Distributed Parallel Training Base Sample (CPU)

Overview

This tutorial focuses on how to use MindSpore for data parallel distributed training on CPU platforms to improve training efficiency.

The complete sample code: distributed_training_cpu

The directory structure is as follows:

└─sample_code
    ├─distributed_training_cpu
    │      resnet.py
    │      resnet50_distributed_training.py
    │      run.sh

where resnet.py and resnet50_distributed_training.py are the training network definition scripts and run.sh is the distributed training execution script.

Preparation

Downloading the Datasets

This sample is taken with CIFAR-10 dataset, consisting of 10 classes of 32*32 color images. Each class contains 6000 images, with a total of 50,000 images in the training set and 10,000 images in the test set images.

Download and unzip the dataset locally, and unzip the folder as cifar-10-batches-bin.

Configuring a Distributed Environment

Data parallelism on CPU is mainly divided into two types of parallelism: single-machine multi-node and multi-machine multi-node (a training process can be understood as a node).
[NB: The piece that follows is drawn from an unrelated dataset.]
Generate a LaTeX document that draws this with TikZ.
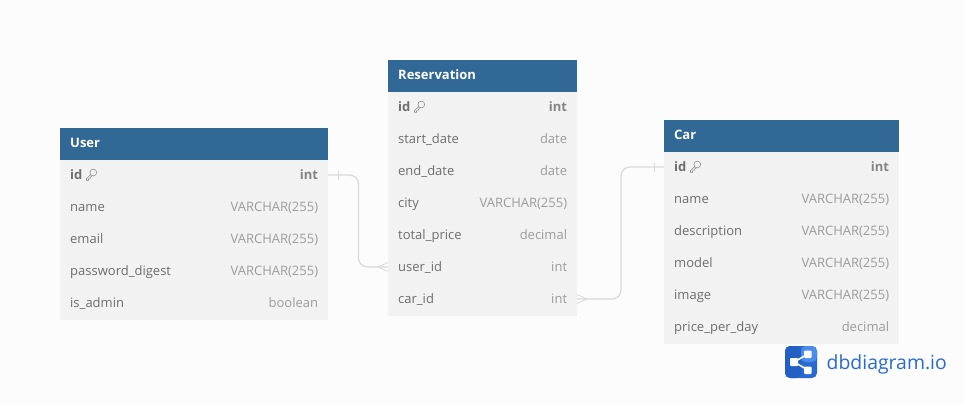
\documentclass[tikz,border=0pt]{standalone}
\usepackage{fontspec}
\setmainfont{Open Sans}
\usetikzlibrary{positioning,calc}
\definecolor{headblue}{HTML}{316896}
\definecolor{rowgray}{HTML}{F2F2F2}
\definecolor{pagegray}{HTML}{FCFCFC}
\definecolor{linkgray}{HTML}{DADADA}
\definecolor{textgray}{HTML}{6E6E6E}
\definecolor{typegray}{HTML}{9C9C9C}
\definecolor{logoblue}{HTML}{2A6AD0}
\definecolor{logodark}{HTML}{2360C4}
\definecolor{logolight}{HTML}{4A8CEB}
\tikzset{
  tablehead/.style={fill=headblue,minimum height=32pt,inner sep=0pt,outer sep=0pt,anchor=north west},
  headname/.style={text=white,font=\fontsize{13}{13}\selectfont\bfseries,inner sep=0pt,anchor=base west},
  tablerow/.style={fill=rowgray,minimum height=32pt,inner sep=0pt,outer sep=0pt,anchor=north},
  fieldname/.style={text=textgray,font=\fontsize{13}{13}\selectfont,inner sep=0pt,anchor=base west},
  fieldtype/.style={text=typegray,font=\fontsize{13}{13}\selectfont,inner sep=0pt,anchor=base east},
  keyname/.style={fieldname,font=\fontsize{13}{13}\selectfont\bfseries},
  keytype/.style={fieldtype,text=textgray!85,font=\fontsize{13}{13}\selectfont\bfseries},
  link/.style={draw=linkgray,line width=1.3pt,rounded corners=9pt},
  linkmark/.style={draw=linkgray,line width=0.8pt},
  keyicon/.pic={
    \draw[textgray!80,line width=0.55pt] (1.8,-2) circle (3.4pt);
    \draw[textgray!80,line width=0.55pt] (-0.8,0.2) -- (-5,4.2) -- (-5,5.8) -- (-3,5.8) -- (-3,4.4) -- (-1.4,4.4) -- (-1.4,3) -- (0.6,1.3);
  }
}
% one row of a table: name, column text, column type, style suffix
\newcommand{\tablefield}[6]{%
  \node[tablerow,minimum width=#3pt] (#1) at (#2) {};
  \node[#6name] (#1-name) at ($(#1.west)+(10,3.5)$) {#4};
  \node[#6type] (#1-type) at ($(#1.east)+(-9.7,3.5)$) {#5};
}
\begin{document}
\begin{tikzpicture}[x=1pt,y=-1pt]
  \useasboundingbox[fill=pagegray] (0,0) rectangle (964,404);

  % User
  \node[tablehead,minimum width=268pt] (user) at (60,128) {};
  \node[headname] (user-title) at ($(user.west)+(10,3.5)$) {User};
  \tablefield{user-id}{194,160}{268}{id}{int}{key}
  \tablefield{user-name}{194,192}{268}{name}{VARCHAR(255)}{field}
  \tablefield{user-email}{194,224}{268}{email}{VARCHAR(255)}{field}
  \tablefield{user-password}{194,256}{268}{password\_digest}{VARCHAR(255)}{field}
  \tablefield{user-admin}{194,288}{268}{is\_admin}{boolean}{field}
  \pic at (91.5,174.5) {keyicon};

  % Reservation
  \node[tablehead,minimum width=189pt] (reservation) at (388,60) {};
  \node[headname] (reservation-title) at ($(reservation.west)+(10,3.5)$) {Reservation};
  \tablefield{res-id}{482.5,92}{189}{id}{int}{key}
  \tablefield{res-start}{482.5,124}{189}{start\_date}{date}{field}
  \tablefield{res-end}{482.5,156}{189}{end\_date}{date}{field}
  \tablefield{res-city}{482.5,188}{189}{city}{VARCHAR(255)}{field}
  \tablefield{res-price}{482.5,220}{189}{total\_price}{decimal}{field}
  \tablefield{res-user}{482.5,252}{189}{user\_id}{int}{field}
  \tablefield{res-car}{482.5,284}{189}{car\_id}{int}{field}
  \pic at (419.5,106.5) {keyicon};

  % Car
  \node[tablehead,minimum width=235pt] (car) at (664,120) {};
  \node[headname] (car-title) at ($(car.west)+(10,3.5)$) {Car};
  \tablefield{car-id}{781.5,152}{235}{id}{int}{key}
  \tablefield{car-name}{781.5,184}{235}{name}{VARCHAR(255)}{field}
  \tablefield{car-desc}{781.5,216}{235}{description}{VARCHAR(255)}{field}
  \tablefield{car-model}{781.5,248}{235}{model}{VARCHAR(255)}{field}
  \tablefield{car-image}{781.5,280}{235}{image}{VARCHAR(255)}{field}
  \tablefield{car-price}{781.5,312}{235}{price\_per\_day}{decimal}{field}
  \pic at (695.5,166.5) {keyicon};

  % links
  \coordinate (bend-a) at (358.5,0);
  \coordinate (bend-b) at (621,0);
  \coordinate (user-out) at ($(user-id.east)+(0,-1)$);
  \coordinate (res-in) at ($(res-user.west)+(0,-1)$);
  \coordinate (res-out) at ($(res-car.east)+(0,-1)$);
  \coordinate (car-in) at ($(car-id.west)+(0,-1)$);
  \draw[link] (user-out) -- (user-out -| bend-a) -- (res-in -| bend-a) -- (res-in);
  \draw[link] (res-out) -- (res-out -| bend-b) -- (car-in -| bend-b) -- (car-in);
  \draw[linkmark] ($(user-out)+(10,-4.5)$) -- ($(user-out)+(10,4.5)$);
  \draw[linkmark] ($(car-in)+(-10,-4.5)$) -- ($(car-in)+(-10,4.5)$);
  \draw[linkmark] ($(res-in)+(0,-4.5)$) -- ($(res-in)+(-10,0)$) -- ($(res-in)+(0,4.5)$);
  \draw[linkmark] ($(res-out)+(0,-4.5)$) -- ($(res-out)+(10,0)$) -- ($(res-out)+(0,4.5)$);

  % logo
  \fill[logoblue,rounded corners=5pt] (785,346) rectangle (817,378);
  \fill[logodark,rounded corners=5pt] (785,346) rectangle (801,378);
  \fill[logolight,rounded corners=5pt] (801,346) rectangle (817,362);
  \draw[white,line width=1.6pt] (794,362) -- (808,354) (794,362) -- (808,370);
  \fill[white,rounded corners=1pt] (790,358) rectangle (798,366);
  \fill[white,rounded corners=1pt] (804,350.5) rectangle (811.5,358);
  \fill[white,rounded corners=1pt] (804,366.5) rectangle (811.5,374);
  \node[text=logoblue,font=\fontsize{19.4}{20}\selectfont,inner sep=0pt,anchor=base west] (logotext) at (826.5,369) {dbdiagram.io};
\end{tikzpicture}
\end{document}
Before running the training script, you need to set up the networking environment, mainly the environment variable configuration and the calling of the initialization interface in the training script.

The environment variable configuration is as follows:

export MS_WORKER_NUM=8                # Worker number
export MS_SCHED_HOST=127.0.0.1        # Scheduler IP address
export MS_SCHED_PORT=6667             # Scheduler port
export MS_ROLE=MS_WORKER              # The role of this node: MS_SCHED represents the scheduler, MS_WORKER represents the worker

where

MS_WORKER_NUM: denotes the number of worker nodes. In a multi-machine scenario, the number of worker nodes is the sum of worker nodes per machine.
MS_SCHED_HOST: denotes the ip address of the scheduler node.
MS_SCHED_PORT: denotes the service port of the scheduler node, used to receive the ip and service port sent by worker nodes, and then distribute the collected ip and port of all worker nodes down to each worker.
MS_ROLE: denotes the type of the node, worker (MS_WORKER) and scheduler (MS_SCHED) two types. Whether it is single-machine multi-node or multi-machine multi-node, a scheduler node needs to be configured for networking.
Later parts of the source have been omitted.